Back to those enormous bosses, though. The thirteen gargantuan mechanical beasts you'll face range from diesel-powered, gigantic arachnids, to a killer train, to a deadly, tentacular Matrix-esque sentinel, all brought to life in large part by Animatrix and Evangelion artist Mahiro Maeda. Even that aforementioned production line tries to kill you at some point. Finding points of weakness is the first step, with all of the boss battles taking in multiple stages, with the camera once again dancing around in three dimensions to present different targets on each boss. Once you beat any of the bosses in the Story, you unlock them for training in a separate side mode.
In fact, that's all Story mode is really for - the unlocking of options to enable a wider variety of choice in Arcade and Score Attack. It's here that genre veterans will find the most to shout about, with 63 different combinations of planes, pilots, and abilities available to unlock, to tailor to suit your needs and play style, with an eye of climbing up those leaderboards to prove your mastery. Score Attack, in particular, is ruthless in its challenge, issuing players with one life, and one life only, with the gauntlet thrown down to see just how good you really are.

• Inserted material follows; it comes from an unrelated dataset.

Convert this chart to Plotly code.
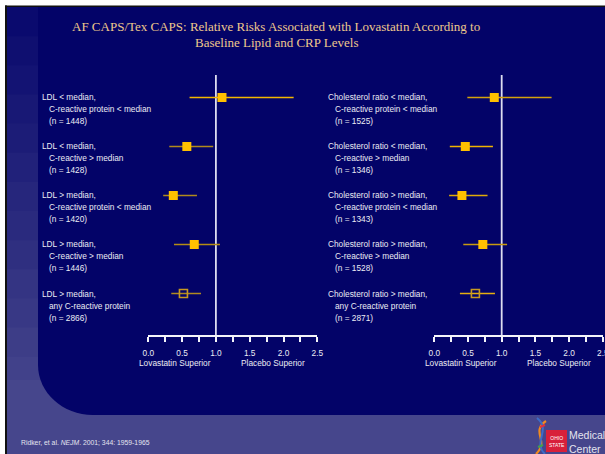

At the end of the day, Digital Reality and Grasshopper have created an accessible shooter, they truly have, but in as much as this is an homage of sorts to the SHMUPs of the last three decades, this is a game really built for genre fans. 1200 Microsoft Points is a steep asking price for the newcomer, but the veteran should pay it gladly. It's not a perfect game, and CAVE purists might complain, but we should be thankful that a modern side-scrolling shooter that strives for a little freshness should exist at all, particularly in the West.
- Breathtaking presentation
- Excellent time-based mechanics
- Brilliant boss battles
- Grand story, but poorly integrated
- 2.5 D occasionally causes enemy identification issues
- Price too steep for genre newcomers?
The Short Version: Sine Mora is a game that promotes a sense of accessibility, which should certainly be applauded. But its the veterans who'll find the most value in this game, with this collaborative effort providing a fine homage to one of gaming's most enduring genres. Visually striking, with some new tricks for the old dogs, if you've ever had even a passing interest in SHMUPs, you'll want to give this one a look.